Begin Provided data

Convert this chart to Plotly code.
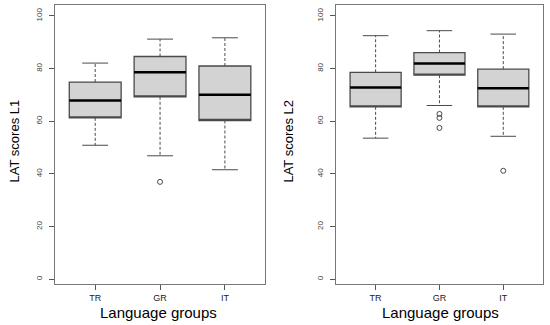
import plotly.graph_objects as go

groups = ["TR", "GR", "IT"]

# Panel 1: LAT scores L1
l1_low = [50.9, 46.9, 41.6]
l1_q1 = [61.3, 69.3, 60.3]
l1_med = [67.9, 78.6, 70.1]
l1_q3 = [74.9, 84.6, 81.0]
l1_high = [82.1, 91.2, 91.7]
l1_out_group = ["GR"]
l1_out_vals = [37.0]

# Panel 2: LAT scores L2
l2_low = [53.6, 66.0, 54.3]
l2_q1 = [65.5, 77.5, 65.5]
l2_med = [72.8, 81.9, 72.5]
l2_q3 = [78.6, 86.1, 79.8]
l2_high = [92.5, 94.4, 93.1]
l2_out_group = ["GR", "GR", "GR", "IT"]
l2_out_vals = [62.8, 61.3, 57.5, 41.2]

yticks = [0, 20, 40, 60, 80, 100]

BOXW = 0.8
CAPW = 0.4
LINE = "#4a4a4a"
FONT = "Liberation Sans, Arial, sans-serif"

fig = go.Figure()


def add_panel(xa, ya, low, q1, med, q3, high, og, ov):
    pos = [i + 1 for i in range(len(groups))]
    # whiskers (dashed)
    wx, wy = [], []
    for p, lo, a, b, hi in zip(pos, low, q1, q3, high):
        wx += [p, p, None, p, p, None]
        wy += [b, hi, None, a, lo, None]
    fig.add_trace(go.Scatter(x=wx, y=wy, mode="lines", xaxis=xa, yaxis=ya,
                             line=dict(color=LINE, width=1, dash="3px,2px"),
                             hoverinfo="skip", showlegend=False))
    # caps
    cx, cy = [], []
    for p, lo, hi in zip(pos, low, high):
        cx += [p - CAPW / 2, p + CAPW / 2, None, p - CAPW / 2, p + CAPW / 2, None]
        cy += [hi, hi, None, lo, lo, None]
    fig.add_trace(go.Scatter(x=cx, y=cy, mode="lines", xaxis=xa, yaxis=ya,
                             line=dict(color=LINE, width=1),
                             hoverinfo="skip", showlegend=False))
    # boxes
    fig.add_trace(go.Box(x=pos, q1=q1, median=q1, q3=q3, lowerfence=q1,
                         upperfence=q3, width=BOXW, xaxis=xa, yaxis=ya,
                         fillcolor="#d3d3d3", line=dict(color=LINE, width=1.3),
                         boxpoints=False, showlegend=False, hoverinfo="skip"))
    # medians
    mx, my = [], []
    for p, m in zip(pos, med):
        mx += [p - BOXW / 2, p + BOXW / 2, None]
        my += [m, m, None]
    fig.add_trace(go.Scatter(x=mx, y=my, mode="lines", xaxis=xa, yaxis=ya,
                             line=dict(color="black", width=2.5),
                             hoverinfo="skip", showlegend=False))
    # outliers
    fig.add_trace(go.Scatter(x=[groups.index(g) + 1 for g in og], y=ov,
                             mode="markers", xaxis=xa, yaxis=ya,
                             marker=dict(symbol="circle-open", size=5,
                                         color=LINE, line=dict(width=1)),
                             hoverinfo="skip", showlegend=False))


add_panel("x", "y", l1_low, l1_q1, l1_med, l1_q3, l1_high, l1_out_group, l1_out_vals)
add_panel("x2", "y2", l2_low, l2_q1, l2_med, l2_q3, l2_high, l2_out_group, l2_out_vals)

xaxis_common = dict(range=[0.38, 3.62], tickvals=[1, 2, 3], ticktext=groups,
                    showline=True, linecolor="#777", linewidth=1, mirror=True,
                    ticks="outside", ticklen=5, tickcolor="#555",
                    showgrid=False, zeroline=False,
                    tickfont=dict(family=FONT, size=9, color="#222"))
yaxis_common = dict(range=[-1.8, 104.2], tickvals=yticks,
                    showline=True, linecolor="#777", linewidth=1, mirror=True,
                    ticks="outside", ticklen=5, tickcolor="#555", tickangle=-90,
                    ticklabelstandoff=4,
                    showgrid=False, zeroline=False,
                    tickfont=dict(family=FONT, size=8, color="#444"))

fig.update_layout(
    width=550, height=325,
    margin=dict(l=0, r=0, t=0, b=0),
    paper_bgcolor="white", plot_bgcolor="white",
    xaxis=dict(domain=[0.1, 0.482], anchor="y", **xaxis_common),
    yaxis=dict(domain=[0.126, 0.985], anchor="x", **yaxis_common),
    xaxis2=dict(domain=[0.611, 0.987], anchor="y2", **xaxis_common),
    yaxis2=dict(domain=[0.126, 0.985], anchor="x2", **yaxis_common),
    showlegend=False,
    annotations=[
        dict(text="LAT scores L1", xref="paper", yref="paper", x=0.0255, y=0.565,
             textangle=-90, showarrow=False, xanchor="center", yanchor="middle",
             font=dict(family=FONT, size=13, color="black")),
        dict(text="LAT scores L2", xref="paper", yref="paper", x=0.524, y=0.565,
             textangle=-90, showarrow=False, xanchor="center", yanchor="middle",
             font=dict(family=FONT, size=13, color="black")),
        dict(text="Language groups", xref="paper", yref="paper", x=0.288, y=0.037,
             showarrow=False, xanchor="center", yanchor="middle",
             font=dict(family=FONT, size=15, color="black")),
        dict(text="Language groups", xref="paper", yref="paper", x=0.8, y=0.037,
             showarrow=False, xanchor="center", yanchor="middle",
             font=dict(family=FONT, size=15, color="black")),
    ],
)

fig.write_html("out.html", config={"displayModeBar": False},
               post_script="document.body.style.margin='0';document.body.style.overflow='hidden';")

End Provided data

Problem requirements ▸ Only the lines from the top of the data through the line with "fig = go.Figure()" should be quoted, exactly and with both ends kept; skip the pictures.

Final answer ▸
Convert this chart to Plotly code.
import plotly.graph_objects as go

groups = ["TR", "GR", "IT"]

# Panel 1: LAT scores L1
l1_low = [50.9, 46.9, 41.6]
l1_q1 = [61.3, 69.3, 60.3]
l1_med = [67.9, 78.6, 70.1]
l1_q3 = [74.9, 84.6, 81.0]
l1_high = [82.1, 91.2, 91.7]
l1_out_group = ["GR"]
l1_out_vals = [37.0]

# Panel 2: LAT scores L2
l2_low = [53.6, 66.0, 54.3]
l2_q1 = [65.5, 77.5, 65.5]
l2_med = [72.8, 81.9, 72.5]
l2_q3 = [78.6, 86.1, 79.8]
l2_high = [92.5, 94.4, 93.1]
l2_out_group = ["GR", "GR", "GR", "IT"]
l2_out_vals = [62.8, 61.3, 57.5, 41.2]

yticks = [0, 20, 40, 60, 80, 100]

BOXW = 0.8
CAPW = 0.4
LINE = "#4a4a4a"
FONT = "Liberation Sans, Arial, sans-serif"

fig = go.Figure()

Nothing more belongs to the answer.